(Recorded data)

┌──

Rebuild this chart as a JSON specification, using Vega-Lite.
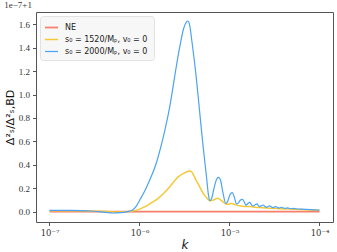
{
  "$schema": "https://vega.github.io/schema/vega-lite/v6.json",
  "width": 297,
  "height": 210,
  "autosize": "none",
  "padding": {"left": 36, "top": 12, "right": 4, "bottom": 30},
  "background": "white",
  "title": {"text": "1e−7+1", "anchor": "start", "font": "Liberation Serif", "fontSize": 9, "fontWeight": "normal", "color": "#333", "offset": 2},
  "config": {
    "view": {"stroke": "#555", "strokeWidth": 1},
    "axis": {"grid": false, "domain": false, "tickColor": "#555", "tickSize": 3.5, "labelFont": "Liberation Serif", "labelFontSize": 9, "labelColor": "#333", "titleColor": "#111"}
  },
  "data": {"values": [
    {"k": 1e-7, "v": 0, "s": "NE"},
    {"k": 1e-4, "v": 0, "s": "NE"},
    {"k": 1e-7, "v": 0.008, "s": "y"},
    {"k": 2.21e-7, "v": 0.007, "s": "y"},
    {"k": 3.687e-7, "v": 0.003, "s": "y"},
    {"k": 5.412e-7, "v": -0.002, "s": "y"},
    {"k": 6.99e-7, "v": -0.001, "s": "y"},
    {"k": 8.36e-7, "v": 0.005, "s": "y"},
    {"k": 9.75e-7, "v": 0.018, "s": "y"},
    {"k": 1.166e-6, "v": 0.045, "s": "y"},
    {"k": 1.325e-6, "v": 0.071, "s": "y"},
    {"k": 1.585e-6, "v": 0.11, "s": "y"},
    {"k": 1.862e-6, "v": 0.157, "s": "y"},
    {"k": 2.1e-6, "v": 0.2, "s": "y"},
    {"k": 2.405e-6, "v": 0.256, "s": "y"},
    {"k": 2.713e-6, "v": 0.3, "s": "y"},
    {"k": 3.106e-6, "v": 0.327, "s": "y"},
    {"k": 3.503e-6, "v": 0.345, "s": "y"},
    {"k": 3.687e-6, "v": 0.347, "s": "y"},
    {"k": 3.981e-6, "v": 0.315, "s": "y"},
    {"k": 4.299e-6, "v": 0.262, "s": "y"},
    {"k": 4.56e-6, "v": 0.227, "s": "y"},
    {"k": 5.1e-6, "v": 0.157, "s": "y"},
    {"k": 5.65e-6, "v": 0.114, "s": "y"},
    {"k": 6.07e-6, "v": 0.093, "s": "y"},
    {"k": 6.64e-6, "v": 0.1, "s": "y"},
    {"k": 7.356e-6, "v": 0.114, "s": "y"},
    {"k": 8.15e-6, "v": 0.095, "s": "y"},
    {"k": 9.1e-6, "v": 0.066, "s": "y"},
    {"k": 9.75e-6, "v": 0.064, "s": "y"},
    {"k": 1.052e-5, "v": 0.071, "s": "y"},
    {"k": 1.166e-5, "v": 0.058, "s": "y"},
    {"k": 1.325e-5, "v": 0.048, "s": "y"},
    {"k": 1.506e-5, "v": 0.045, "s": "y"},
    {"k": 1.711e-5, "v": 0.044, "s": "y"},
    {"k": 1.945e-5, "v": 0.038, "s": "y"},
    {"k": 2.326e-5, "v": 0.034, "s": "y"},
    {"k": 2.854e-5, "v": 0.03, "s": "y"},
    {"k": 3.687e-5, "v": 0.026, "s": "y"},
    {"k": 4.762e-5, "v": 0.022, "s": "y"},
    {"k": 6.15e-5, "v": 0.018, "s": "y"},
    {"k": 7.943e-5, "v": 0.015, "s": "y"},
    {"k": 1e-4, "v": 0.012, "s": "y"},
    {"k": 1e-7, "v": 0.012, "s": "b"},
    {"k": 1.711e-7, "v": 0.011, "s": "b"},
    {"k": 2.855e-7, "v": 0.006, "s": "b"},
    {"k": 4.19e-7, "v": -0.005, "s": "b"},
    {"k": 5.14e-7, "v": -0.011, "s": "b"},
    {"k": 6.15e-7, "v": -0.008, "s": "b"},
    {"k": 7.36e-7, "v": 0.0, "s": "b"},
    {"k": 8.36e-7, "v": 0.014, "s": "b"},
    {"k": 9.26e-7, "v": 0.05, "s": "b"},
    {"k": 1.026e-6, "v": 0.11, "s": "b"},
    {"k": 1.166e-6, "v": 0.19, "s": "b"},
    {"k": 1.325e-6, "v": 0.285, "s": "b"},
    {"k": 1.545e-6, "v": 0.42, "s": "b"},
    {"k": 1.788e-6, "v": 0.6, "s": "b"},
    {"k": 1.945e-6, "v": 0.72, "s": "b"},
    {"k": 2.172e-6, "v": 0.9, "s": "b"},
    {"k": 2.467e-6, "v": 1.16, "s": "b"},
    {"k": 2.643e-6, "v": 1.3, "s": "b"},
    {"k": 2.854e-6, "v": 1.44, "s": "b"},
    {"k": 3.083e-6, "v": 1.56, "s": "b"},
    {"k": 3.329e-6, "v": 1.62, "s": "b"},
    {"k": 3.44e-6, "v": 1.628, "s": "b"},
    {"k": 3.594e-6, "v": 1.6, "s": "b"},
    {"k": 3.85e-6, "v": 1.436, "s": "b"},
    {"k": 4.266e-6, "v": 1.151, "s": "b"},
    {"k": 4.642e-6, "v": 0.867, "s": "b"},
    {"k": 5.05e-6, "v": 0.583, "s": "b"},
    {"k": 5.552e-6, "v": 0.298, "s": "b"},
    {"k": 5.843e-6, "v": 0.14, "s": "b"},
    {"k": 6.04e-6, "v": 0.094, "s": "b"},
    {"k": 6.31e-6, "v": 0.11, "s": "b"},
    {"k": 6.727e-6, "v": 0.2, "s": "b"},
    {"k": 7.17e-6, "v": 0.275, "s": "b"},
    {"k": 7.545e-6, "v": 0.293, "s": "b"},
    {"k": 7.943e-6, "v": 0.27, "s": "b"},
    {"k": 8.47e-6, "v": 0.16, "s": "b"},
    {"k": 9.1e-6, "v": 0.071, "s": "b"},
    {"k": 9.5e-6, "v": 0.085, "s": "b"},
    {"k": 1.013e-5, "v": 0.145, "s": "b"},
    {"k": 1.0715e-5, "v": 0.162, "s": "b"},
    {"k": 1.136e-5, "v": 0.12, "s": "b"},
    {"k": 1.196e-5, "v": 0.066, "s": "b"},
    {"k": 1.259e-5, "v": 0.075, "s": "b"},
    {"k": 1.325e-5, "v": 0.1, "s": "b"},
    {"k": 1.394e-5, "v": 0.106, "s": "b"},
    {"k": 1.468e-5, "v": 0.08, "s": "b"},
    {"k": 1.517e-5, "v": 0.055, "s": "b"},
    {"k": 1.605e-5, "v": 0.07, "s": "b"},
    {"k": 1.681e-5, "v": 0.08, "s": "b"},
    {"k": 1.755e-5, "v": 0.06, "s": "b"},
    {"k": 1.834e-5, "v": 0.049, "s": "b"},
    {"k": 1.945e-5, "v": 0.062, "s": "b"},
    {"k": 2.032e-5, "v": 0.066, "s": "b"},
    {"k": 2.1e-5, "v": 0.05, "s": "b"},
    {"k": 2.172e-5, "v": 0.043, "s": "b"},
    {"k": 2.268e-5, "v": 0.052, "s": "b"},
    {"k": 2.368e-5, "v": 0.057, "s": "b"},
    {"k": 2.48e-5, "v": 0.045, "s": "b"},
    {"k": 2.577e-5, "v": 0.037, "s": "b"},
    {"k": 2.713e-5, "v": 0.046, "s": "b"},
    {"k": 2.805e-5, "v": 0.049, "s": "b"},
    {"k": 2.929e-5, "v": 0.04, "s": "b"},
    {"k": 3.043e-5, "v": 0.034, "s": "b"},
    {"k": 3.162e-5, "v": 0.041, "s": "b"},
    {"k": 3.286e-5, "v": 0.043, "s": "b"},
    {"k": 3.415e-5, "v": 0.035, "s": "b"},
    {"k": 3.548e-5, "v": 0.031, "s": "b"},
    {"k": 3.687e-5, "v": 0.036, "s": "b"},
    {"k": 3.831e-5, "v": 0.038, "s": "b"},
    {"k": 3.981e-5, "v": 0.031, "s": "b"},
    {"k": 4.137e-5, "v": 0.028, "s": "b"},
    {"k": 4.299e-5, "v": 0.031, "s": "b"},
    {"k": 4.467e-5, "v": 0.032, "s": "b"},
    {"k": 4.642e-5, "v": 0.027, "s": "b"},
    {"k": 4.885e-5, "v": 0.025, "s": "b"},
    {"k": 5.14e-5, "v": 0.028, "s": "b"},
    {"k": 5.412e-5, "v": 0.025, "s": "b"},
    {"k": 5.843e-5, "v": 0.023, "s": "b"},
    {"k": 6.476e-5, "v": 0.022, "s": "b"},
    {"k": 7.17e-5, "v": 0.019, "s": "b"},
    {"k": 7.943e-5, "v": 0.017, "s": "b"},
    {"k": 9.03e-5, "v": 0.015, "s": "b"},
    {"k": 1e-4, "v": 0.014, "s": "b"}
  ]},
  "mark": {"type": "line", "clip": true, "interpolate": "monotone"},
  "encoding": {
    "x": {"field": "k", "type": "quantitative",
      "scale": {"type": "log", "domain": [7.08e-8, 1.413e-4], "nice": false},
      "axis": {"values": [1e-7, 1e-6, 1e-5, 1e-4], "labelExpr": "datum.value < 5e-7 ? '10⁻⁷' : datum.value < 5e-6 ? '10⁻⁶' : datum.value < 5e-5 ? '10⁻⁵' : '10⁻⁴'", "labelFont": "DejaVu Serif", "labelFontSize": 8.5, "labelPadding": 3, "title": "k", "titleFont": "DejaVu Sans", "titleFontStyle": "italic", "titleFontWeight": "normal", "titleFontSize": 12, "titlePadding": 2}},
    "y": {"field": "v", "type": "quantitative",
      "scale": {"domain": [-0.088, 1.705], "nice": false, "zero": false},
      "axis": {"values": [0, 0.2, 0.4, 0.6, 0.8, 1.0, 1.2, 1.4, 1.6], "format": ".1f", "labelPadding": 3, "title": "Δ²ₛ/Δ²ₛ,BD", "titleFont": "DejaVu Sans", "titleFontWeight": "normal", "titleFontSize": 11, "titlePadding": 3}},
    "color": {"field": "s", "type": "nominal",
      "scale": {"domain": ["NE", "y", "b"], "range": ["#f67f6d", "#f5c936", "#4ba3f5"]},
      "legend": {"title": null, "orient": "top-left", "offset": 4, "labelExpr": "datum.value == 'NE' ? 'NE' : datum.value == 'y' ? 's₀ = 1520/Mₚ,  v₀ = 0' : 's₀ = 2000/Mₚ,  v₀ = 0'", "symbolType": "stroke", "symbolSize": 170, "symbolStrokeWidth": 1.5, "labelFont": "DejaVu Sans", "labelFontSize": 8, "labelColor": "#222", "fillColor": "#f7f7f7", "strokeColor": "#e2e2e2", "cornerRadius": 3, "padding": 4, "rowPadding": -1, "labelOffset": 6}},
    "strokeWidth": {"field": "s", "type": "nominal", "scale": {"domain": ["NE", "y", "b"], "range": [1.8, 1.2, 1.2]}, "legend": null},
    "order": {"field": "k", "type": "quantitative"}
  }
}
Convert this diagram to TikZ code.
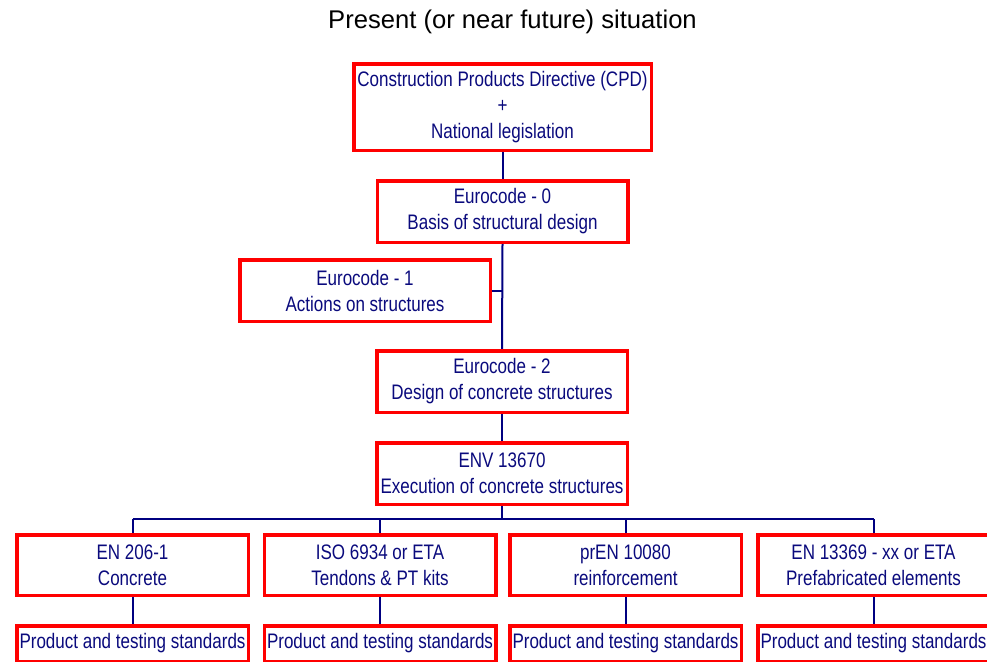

└──

#### TASK OBJECTIVE
Lines containing the string "this" are to be selected and copied.

#### SOLUTION
Rebuild this chart as a JSON specification, using Vega-Lite.
Convert this diagram to TikZ code.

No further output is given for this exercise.